● **Objective**: Restate the records below word for word, and omit the images they hold.

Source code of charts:
##########
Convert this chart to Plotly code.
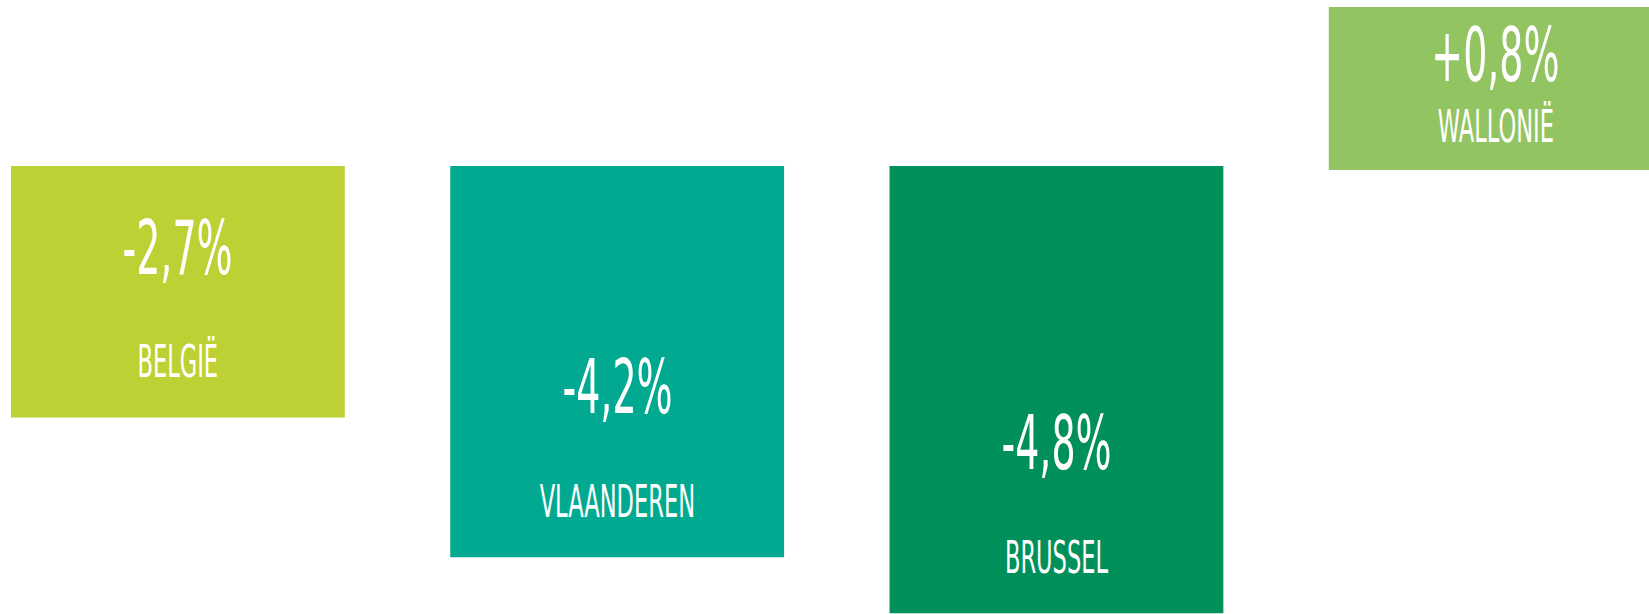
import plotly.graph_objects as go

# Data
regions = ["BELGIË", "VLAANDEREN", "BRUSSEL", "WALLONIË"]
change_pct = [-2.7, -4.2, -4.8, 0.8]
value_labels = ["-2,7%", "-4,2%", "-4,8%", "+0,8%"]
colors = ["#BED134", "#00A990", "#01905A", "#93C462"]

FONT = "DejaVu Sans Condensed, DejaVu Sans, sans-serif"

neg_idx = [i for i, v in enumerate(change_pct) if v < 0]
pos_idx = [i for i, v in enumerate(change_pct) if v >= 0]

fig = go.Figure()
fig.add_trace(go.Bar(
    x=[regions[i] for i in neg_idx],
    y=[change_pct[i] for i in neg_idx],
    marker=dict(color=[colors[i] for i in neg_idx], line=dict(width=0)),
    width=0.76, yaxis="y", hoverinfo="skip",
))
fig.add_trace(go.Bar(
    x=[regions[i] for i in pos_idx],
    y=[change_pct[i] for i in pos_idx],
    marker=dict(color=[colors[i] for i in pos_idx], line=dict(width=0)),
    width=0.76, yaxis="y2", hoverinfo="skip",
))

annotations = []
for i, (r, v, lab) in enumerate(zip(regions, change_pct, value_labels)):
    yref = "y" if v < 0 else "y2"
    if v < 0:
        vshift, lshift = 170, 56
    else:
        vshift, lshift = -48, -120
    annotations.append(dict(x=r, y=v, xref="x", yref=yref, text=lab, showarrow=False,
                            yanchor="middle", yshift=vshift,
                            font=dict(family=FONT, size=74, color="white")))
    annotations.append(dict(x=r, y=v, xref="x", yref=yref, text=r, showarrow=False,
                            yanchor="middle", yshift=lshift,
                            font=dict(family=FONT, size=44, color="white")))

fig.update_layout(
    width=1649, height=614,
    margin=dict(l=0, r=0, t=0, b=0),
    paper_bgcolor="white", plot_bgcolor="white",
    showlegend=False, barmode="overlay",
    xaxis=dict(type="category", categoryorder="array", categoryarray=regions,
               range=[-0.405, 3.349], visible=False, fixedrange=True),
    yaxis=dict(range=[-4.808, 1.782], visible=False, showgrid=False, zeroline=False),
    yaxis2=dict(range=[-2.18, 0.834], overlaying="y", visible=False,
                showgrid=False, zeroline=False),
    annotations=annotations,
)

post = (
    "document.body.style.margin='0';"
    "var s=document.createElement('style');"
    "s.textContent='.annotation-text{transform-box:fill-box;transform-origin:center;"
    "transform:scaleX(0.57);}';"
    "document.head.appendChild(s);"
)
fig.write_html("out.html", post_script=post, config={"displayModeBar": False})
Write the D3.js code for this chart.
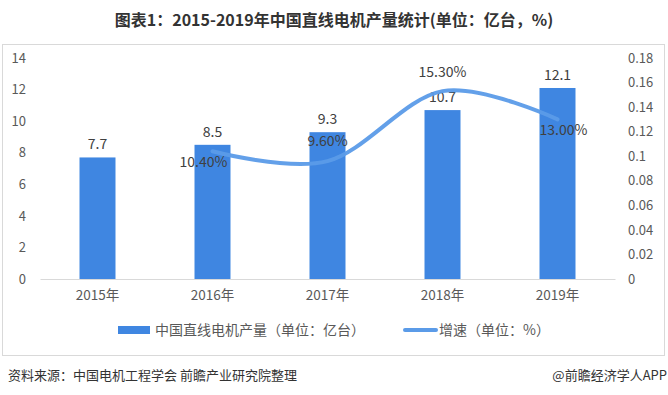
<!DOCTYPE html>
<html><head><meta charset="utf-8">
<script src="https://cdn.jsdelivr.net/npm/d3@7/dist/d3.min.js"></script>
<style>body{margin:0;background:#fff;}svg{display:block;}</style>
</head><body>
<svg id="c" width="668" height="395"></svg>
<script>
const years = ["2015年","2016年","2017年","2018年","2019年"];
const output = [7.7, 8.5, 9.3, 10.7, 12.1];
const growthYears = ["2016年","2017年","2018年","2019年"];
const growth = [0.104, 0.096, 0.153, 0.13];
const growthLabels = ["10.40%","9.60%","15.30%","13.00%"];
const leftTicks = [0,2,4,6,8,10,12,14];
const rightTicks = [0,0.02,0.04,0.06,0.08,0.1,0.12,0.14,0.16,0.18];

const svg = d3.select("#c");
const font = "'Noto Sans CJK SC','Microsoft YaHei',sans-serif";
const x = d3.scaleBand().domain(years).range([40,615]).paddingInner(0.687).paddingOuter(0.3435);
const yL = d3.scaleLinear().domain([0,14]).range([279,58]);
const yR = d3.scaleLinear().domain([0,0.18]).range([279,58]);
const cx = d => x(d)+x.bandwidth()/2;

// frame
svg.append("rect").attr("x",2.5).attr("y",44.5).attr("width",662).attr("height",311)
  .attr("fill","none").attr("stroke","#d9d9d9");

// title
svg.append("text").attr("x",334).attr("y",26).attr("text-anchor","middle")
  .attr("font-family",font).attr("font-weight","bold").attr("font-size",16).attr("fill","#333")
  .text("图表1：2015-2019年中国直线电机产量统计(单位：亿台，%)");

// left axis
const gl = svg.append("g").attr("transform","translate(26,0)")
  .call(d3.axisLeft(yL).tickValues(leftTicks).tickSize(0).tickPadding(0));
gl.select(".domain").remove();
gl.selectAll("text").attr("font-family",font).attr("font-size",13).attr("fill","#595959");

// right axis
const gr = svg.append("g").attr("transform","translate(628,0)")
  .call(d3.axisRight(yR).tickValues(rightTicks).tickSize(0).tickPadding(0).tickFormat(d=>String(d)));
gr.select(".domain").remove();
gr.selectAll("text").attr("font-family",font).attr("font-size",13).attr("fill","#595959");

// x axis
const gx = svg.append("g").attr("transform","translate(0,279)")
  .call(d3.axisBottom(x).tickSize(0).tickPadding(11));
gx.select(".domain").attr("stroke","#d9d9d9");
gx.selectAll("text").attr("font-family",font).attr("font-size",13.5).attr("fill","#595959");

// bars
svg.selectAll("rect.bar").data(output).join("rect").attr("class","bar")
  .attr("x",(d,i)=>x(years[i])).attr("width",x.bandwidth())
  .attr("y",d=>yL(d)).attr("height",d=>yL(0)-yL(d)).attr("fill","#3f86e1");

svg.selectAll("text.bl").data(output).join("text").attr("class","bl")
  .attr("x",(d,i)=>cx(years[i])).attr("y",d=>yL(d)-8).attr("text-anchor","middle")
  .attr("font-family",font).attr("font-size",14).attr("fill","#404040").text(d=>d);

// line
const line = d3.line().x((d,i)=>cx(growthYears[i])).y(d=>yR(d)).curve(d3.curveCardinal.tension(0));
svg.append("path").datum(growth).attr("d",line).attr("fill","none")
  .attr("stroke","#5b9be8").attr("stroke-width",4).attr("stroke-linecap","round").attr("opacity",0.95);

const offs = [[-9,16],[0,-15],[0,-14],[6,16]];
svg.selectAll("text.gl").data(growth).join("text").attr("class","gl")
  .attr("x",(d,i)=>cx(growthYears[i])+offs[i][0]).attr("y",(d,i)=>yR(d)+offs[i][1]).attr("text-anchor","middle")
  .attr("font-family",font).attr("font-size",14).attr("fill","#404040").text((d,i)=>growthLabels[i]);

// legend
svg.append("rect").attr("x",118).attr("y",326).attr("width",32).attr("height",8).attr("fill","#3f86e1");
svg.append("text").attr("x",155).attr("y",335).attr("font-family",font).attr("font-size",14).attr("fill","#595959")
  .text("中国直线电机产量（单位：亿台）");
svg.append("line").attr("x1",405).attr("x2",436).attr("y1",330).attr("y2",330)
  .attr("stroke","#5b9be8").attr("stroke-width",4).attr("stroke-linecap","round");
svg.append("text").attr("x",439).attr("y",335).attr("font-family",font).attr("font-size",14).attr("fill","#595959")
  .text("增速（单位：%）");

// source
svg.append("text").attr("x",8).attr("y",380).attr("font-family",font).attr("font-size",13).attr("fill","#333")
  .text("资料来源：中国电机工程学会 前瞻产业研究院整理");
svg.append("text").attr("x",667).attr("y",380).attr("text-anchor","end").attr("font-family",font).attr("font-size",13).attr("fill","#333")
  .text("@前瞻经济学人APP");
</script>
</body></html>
##########
● **The output**:
Convert this chart to Plotly code.
import plotly.graph_objects as go

# Data
regions = ["BELGIË", "VLAANDEREN", "BRUSSEL", "WALLONIË"]
change_pct = [-2.7, -4.2, -4.8, 0.8]
value_labels = ["-2,7%", "-4,2%", "-4,8%", "+0,8%"]
colors = ["#BED134", "#00A990", "#01905A", "#93C462"]

FONT = "DejaVu Sans Condensed, DejaVu Sans, sans-serif"

neg_idx = [i for i, v in enumerate(change_pct) if v < 0]
pos_idx = [i for i, v in enumerate(change_pct) if v >= 0]

fig = go.Figure()
fig.add_trace(go.Bar(
    x=[regions[i] for i in neg_idx],
    y=[change_pct[i] for i in neg_idx],
    marker=dict(color=[colors[i] for i in neg_idx], line=dict(width=0)),
    width=0.76, yaxis="y", hoverinfo="skip",
))
fig.add_trace(go.Bar(
    x=[regions[i] for i in pos_idx],
    y=[change_pct[i] for i in pos_idx],
    marker=dict(color=[colors[i] for i in pos_idx], line=dict(width=0)),
    width=0.76, yaxis="y2", hoverinfo="skip",
))

annotations = []
for i, (r, v, lab) in enumerate(zip(regions, change_pct, value_labels)):
    yref = "y" if v < 0 else "y2"
    if v < 0:
        vshift, lshift = 170, 56
    else:
        vshift, lshift = -48, -120
    annotations.append(dict(x=r, y=v, xref="x", yref=yref, text=lab, showarrow=False,
                            yanchor="middle", yshift=vshift,
                            font=dict(family=FONT, size=74, color="white")))
    annotations.append(dict(x=r, y=v, xref="x", yref=yref, text=r, showarrow=False,
                            yanchor="middle", yshift=lshift,
                            font=dict(family=FONT, size=44, color="white")))

fig.update_layout(
    width=1649, height=614,
    margin=dict(l=0, r=0, t=0, b=0),
    paper_bgcolor="white", plot_bgcolor="white",
    showlegend=False, barmode="overlay",
    xaxis=dict(type="category", categoryorder="array", categoryarray=regions,
               range=[-0.405, 3.349], visible=False, fixedrange=True),
    yaxis=dict(range=[-4.808, 1.782], visible=False, showgrid=False, zeroline=False),
    yaxis2=dict(range=[-2.18, 0.834], overlaying="y", visible=False,
                showgrid=False, zeroline=False),
    annotations=annotations,
)

post = (
    "document.body.style.margin='0';"
    "var s=document.createElement('style');"
    "s.textContent='.annotation-text{transform-box:fill-box;transform-origin:center;"
    "transform:scaleX(0.57);}';"
    "document.head.appendChild(s);"
)
fig.write_html("out.html", post_script=post, config={"displayModeBar": False})
Write the D3.js code for this chart.
<!DOCTYPE html>
<html><head><meta charset="utf-8">
<script src="https://cdn.jsdelivr.net/npm/d3@7/dist/d3.min.js"></script>
<style>body{margin:0;background:#fff;}svg{display:block;}</style>
</head><body>
<svg id="c" width="668" height="395"></svg>
<script>
const years = ["2015年","2016年","2017年","2018年","2019年"];
const output = [7.7, 8.5, 9.3, 10.7, 12.1];
const growthYears = ["2016年","2017年","2018年","2019年"];
const growth = [0.104, 0.096, 0.153, 0.13];
const growthLabels = ["10.40%","9.60%","15.30%","13.00%"];
const leftTicks = [0,2,4,6,8,10,12,14];
const rightTicks = [0,0.02,0.04,0.06,0.08,0.1,0.12,0.14,0.16,0.18];

const svg = d3.select("#c");
const font = "'Noto Sans CJK SC','Microsoft YaHei',sans-serif";
const x = d3.scaleBand().domain(years).range([40,615]).paddingInner(0.687).paddingOuter(0.3435);
const yL = d3.scaleLinear().domain([0,14]).range([279,58]);
const yR = d3.scaleLinear().domain([0,0.18]).range([279,58]);
const cx = d => x(d)+x.bandwidth()/2;

// frame
svg.append("rect").attr("x",2.5).attr("y",44.5).attr("width",662).attr("height",311)
  .attr("fill","none").attr("stroke","#d9d9d9");

// title
svg.append("text").attr("x",334).attr("y",26).attr("text-anchor","middle")
  .attr("font-family",font).attr("font-weight","bold").attr("font-size",16).attr("fill","#333")
  .text("图表1：2015-2019年中国直线电机产量统计(单位：亿台，%)");

// left axis
const gl = svg.append("g").attr("transform","translate(26,0)")
  .call(d3.axisLeft(yL).tickValues(leftTicks).tickSize(0).tickPadding(0));
gl.select(".domain").remove();
gl.selectAll("text").attr("font-family",font).attr("font-size",13).attr("fill","#595959");

// right axis
const gr = svg.append("g").attr("transform","translate(628,0)")
  .call(d3.axisRight(yR).tickValues(rightTicks).tickSize(0).tickPadding(0).tickFormat(d=>String(d)));
gr.select(".domain").remove();
gr.selectAll("text").attr("font-family",font).attr("font-size",13).attr("fill","#595959");

// x axis
const gx = svg.append("g").attr("transform","translate(0,279)")
  .call(d3.axisBottom(x).tickSize(0).tickPadding(11));
gx.select(".domain").attr("stroke","#d9d9d9");
gx.selectAll("text").attr("font-family",font).attr("font-size",13.5).attr("fill","#595959");

// bars
svg.selectAll("rect.bar").data(output).join("rect").attr("class","bar")
  .attr("x",(d,i)=>x(years[i])).attr("width",x.bandwidth())
  .attr("y",d=>yL(d)).attr("height",d=>yL(0)-yL(d)).attr("fill","#3f86e1");

svg.selectAll("text.bl").data(output).join("text").attr("class","bl")
  .attr("x",(d,i)=>cx(years[i])).attr("y",d=>yL(d)-8).attr("text-anchor","middle")
  .attr("font-family",font).attr("font-size",14).attr("fill","#404040").text(d=>d);

// line
const line = d3.line().x((d,i)=>cx(growthYears[i])).y(d=>yR(d)).curve(d3.curveCardinal.tension(0));
svg.append("path").datum(growth).attr("d",line).attr("fill","none")
  .attr("stroke","#5b9be8").attr("stroke-width",4).attr("stroke-linecap","round").attr("opacity",0.95);

const offs = [[-9,16],[0,-15],[0,-14],[6,16]];
svg.selectAll("text.gl").data(growth).join("text").attr("class","gl")
  .attr("x",(d,i)=>cx(growthYears[i])+offs[i][0]).attr("y",(d,i)=>yR(d)+offs[i][1]).attr("text-anchor","middle")
  .attr("font-family",font).attr("font-size",14).attr("fill","#404040").text((d,i)=>growthLabels[i]);

// legend
svg.append("rect").attr("x",118).attr("y",326).attr("width",32).attr("height",8).attr("fill","#3f86e1");
svg.append("text").attr("x",155).attr("y",335).attr("font-family",font).attr("font-size",14).attr("fill","#595959")
  .text("中国直线电机产量（单位：亿台）");
svg.append("line").attr("x1",405).attr("x2",436).attr("y1",330).attr("y2",330)
  .attr("stroke","#5b9be8").attr("stroke-width",4).attr("stroke-linecap","round");
svg.append("text").attr("x",439).attr("y",335).attr("font-family",font).attr("font-size",14).attr("fill","#595959")
  .text("增速（单位：%）");

// source
svg.append("text").attr("x",8).attr("y",380).attr("font-family",font).attr("font-size",13).attr("fill","#333")
  .text("资料来源：中国电机工程学会 前瞻产业研究院整理");
svg.append("text").attr("x",667).attr("y",380).attr("text-anchor","end").attr("font-family",font).attr("font-size",13).attr("fill","#333")
  .text("@前瞻经济学人APP");
</script>
</body></html>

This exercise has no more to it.